Many families have students enrolled in virtual school due to the ongoing threat of the coronavirus pandemic.
At an online event hosted by the Walton Family Foundation, designed to bring these families together, they talked about a new opportunity.
“I think a lot of times as parents, we take the goals of the schools on and say like, ‘we have to do this because this is what’s important to the school.’ But now we have a chance, the school is our house like, this is happening in our homes. So, now we have the opportunity to say like, ‘that’s not going to work for us, here’s what we need instead,” said Domari Lewis, who took her children out of traditional school before the pandemic shut down in-person learning.
In some cases, students are able to take a more direct approach in schooling themselves.
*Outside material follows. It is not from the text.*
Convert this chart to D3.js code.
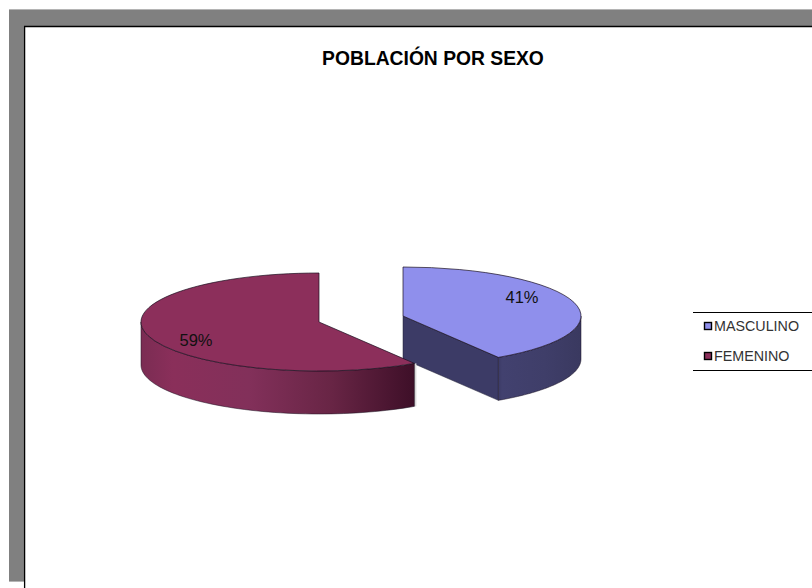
<!DOCTYPE html>
<meta charset="utf-8">
<style>
html, body { margin: 0; padding: 0; background: #fff; }
svg { display: block; }
text { font-family: "Liberation Sans", Arial, sans-serif; }
</style>
<svg width="812" height="588"></svg>
<script src="https://d3js.org/d3.v7.min.js"></script>
<script>

var title = "POBLACIÓN POR SEXO";
var categories = ["MASCULINO", "FEMENINO"];
var percentages = [41, 59];
var topColors = ["#8f8fec", "#8c2f5b"];

var svg = d3.select("svg");

// sheet frame
svg.append("rect").attr("x", 9).attr("y", 9).attr("width", 803).attr("height", 573).attr("fill", "#808080");
svg.append("rect").attr("x", 9).attr("y", 9).attr("width", 803).attr("height", 1).attr("fill", "#b4b4b4");
svg.append("rect").attr("x", 9).attr("y", 581).attr("width", 15).attr("height", 1).attr("fill", "#b4b4b4");
svg.append("rect").attr("x", 24).attr("y", 26).attr("width", 788).attr("height", 562).attr("fill", "#fff");
svg.append("path").attr("d", "M24.6,588V26.5H812").attr("fill", "none").attr("stroke", "#000").attr("stroke-width", 1.3);

svg.append("text")
    .attr("x", 433).attr("y", 65)
    .attr("text-anchor", "middle")
    .attr("font-size", 19.3).attr("font-weight", "bold")
    .text(title);

var defs = svg.append("defs");

var womanGrad = defs.append("linearGradient").attr("id", "wall-1")
    .attr("gradientUnits", "userSpaceOnUse")
    .attr("x1", 140).attr("x2", 414).attr("y1", 0).attr("y2", 0);
[[0, "#7a2c53"], [0.12, "#8a2f5a"], [0.4, "#82305a"], [0.7, "#682545"], [1, "#3e0f28"]].forEach(function(s) {
  womanGrad.append("stop").attr("offset", s[0]).attr("stop-color", s[1]);
});

var manGrad = defs.append("linearGradient").attr("id", "wall-0")
    .attr("gradientUnits", "userSpaceOnUse")
    .attr("x1", 403).attr("x2", 580).attr("y1", 0).attr("y2", 0);
[[0, "#3c3b66"], [0.54, "#3c3b66"], [0.56, "#42416f"], [0.8, "#3f3e69"], [1, "#3a3960"]].forEach(function(s) {
  manGrad.append("stop").attr("offset", s[0]).attr("stop-color", s[1]);
});

var pie = d3.pie().sort(null).value(function(d) { return d; });
var arcs = pie(percentages);

var rx = 178, ry = 49, depth = 43;
var centers = [[403, 316], [319, 322]];
var labelPos = [[522, 303], [196, 346]];

var arc = d3.arc().innerRadius(0).outerRadius(rx);
var line = d3.line();

function rim(a0, a1, cx, cy, dy) {
  return d3.range(0, 61).map(function(i) {
    var a = a0 + (a1 - a0) * i / 60;
    return [cx + rx * Math.sin(a), cy + dy - ry * Math.cos(a)];
  });
}

// male slice goes first, the tip of the female slice sits over its wall
arcs.forEach(function(d, i) {
  var c = centers[i];
  var g = svg.append("g");

  // outer wall: only the front half of the ellipse shows
  var a0 = Math.max(d.startAngle, Math.PI / 2);
  var a1 = Math.min(d.endAngle, Math.PI * 1.5);
  var front = rim(a0, a1, c[0], c[1], 0);
  var back = rim(a1, a0, c[0], c[1], depth);

  if (i === 1) {
    // soft edge right of the female tip
    g.append("path")
        .attr("d", line(front.concat(back)) + "Z")
        .attr("transform", "translate(2,0)")
        .attr("fill", "#d8d8d8");
  }

  if (i === 0) {
    // cut face of the male slice, from centre to the tip
    var tip = [c[0] + rx * Math.sin(d.endAngle), c[1] - ry * Math.cos(d.endAngle)];
    g.append("path")
        .attr("d", line([[c[0], c[1]], tip, [tip[0], tip[1] + depth], [c[0], c[1] + depth]]) + "Z")
        .attr("fill", "#3c3b66").attr("stroke", "#1c1c30").attr("stroke-width", 0.5);
  }

  g.append("path")
      .attr("d", line(front.concat(back)) + "Z")
      .attr("fill", "url(#wall-" + i + ")")
      .attr("stroke", "#1a1020").attr("stroke-width", 0.5);

  g.append("path")
      .attr("d", arc(d))
      .attr("transform", "translate(" + c[0] + "," + c[1] + ") scale(1," + (ry / rx) + ")")
      .attr("fill", topColors[i])
      .attr("stroke", "#1a1020").attr("stroke-width", 0.7)
      .attr("vector-effect", "non-scaling-stroke");

  g.append("text")
      .attr("x", labelPos[i][0]).attr("y", labelPos[i][1])
      .attr("text-anchor", "middle")
      .attr("font-size", 16.5)
      .attr("fill", "#111")
      .text(d.data + "%");
});

// legend
var legendY = d3.scalePoint().domain(categories).range([326, 356]);

svg.append("path")
    .attr("d", "M693,312.5H812M693,370.5H812")
    .attr("stroke", "#000").attr("fill", "none");

var item = svg.selectAll(".item").data(categories).enter().append("g").attr("class", "item");

item.append("rect")
    .attr("x", 704.5)
    .attr("y", function(d) { return legendY(d) - 3.5; })
    .attr("width", 7).attr("height", 7)
    .attr("fill", function(d, i) { return topColors[i]; })
    .attr("stroke", "#000").attr("stroke-width", 1.4);

item.append("text")
    .attr("x", 714)
    .attr("y", function(d) { return legendY(d) + 5; })
    .attr("font-size", 14.3)
    .attr("fill", "#333")
    .text(function(d) { return d; });

</script>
“I’m working with them to help them explore their interests, and through their interests, they’re learning the things that they need to learn, that are important to them right now. So, my oldest son is really interested in video gaming, so he’s taking coding classes. So, he does have virtual classes that he needs to log into, he’s responsible for knowing how to do that, for knowing what the assignments are, and then I’ll check in with him,” Lewis said.
All joining in the #SchoolsIn campaign to connect with and learn from other families when difficulties arise.
“No teacher has called me to say they’re not on track in some things and how we had to push to get them to be where they need to be at the end of the school year, I didn’t like that. So, to be able to have them my hand in it more, instead of waiting for emails to come back to the teachers, So I like that better for them to be here,” Porter said.
Now, parents are taking note of what will be most helpful later.
“I’m still going to be more in touch with the teacher, I want to know what’s going on in her class, that sort of thing,” said Dr. LaTasha Adams, a mother of a five-year-old.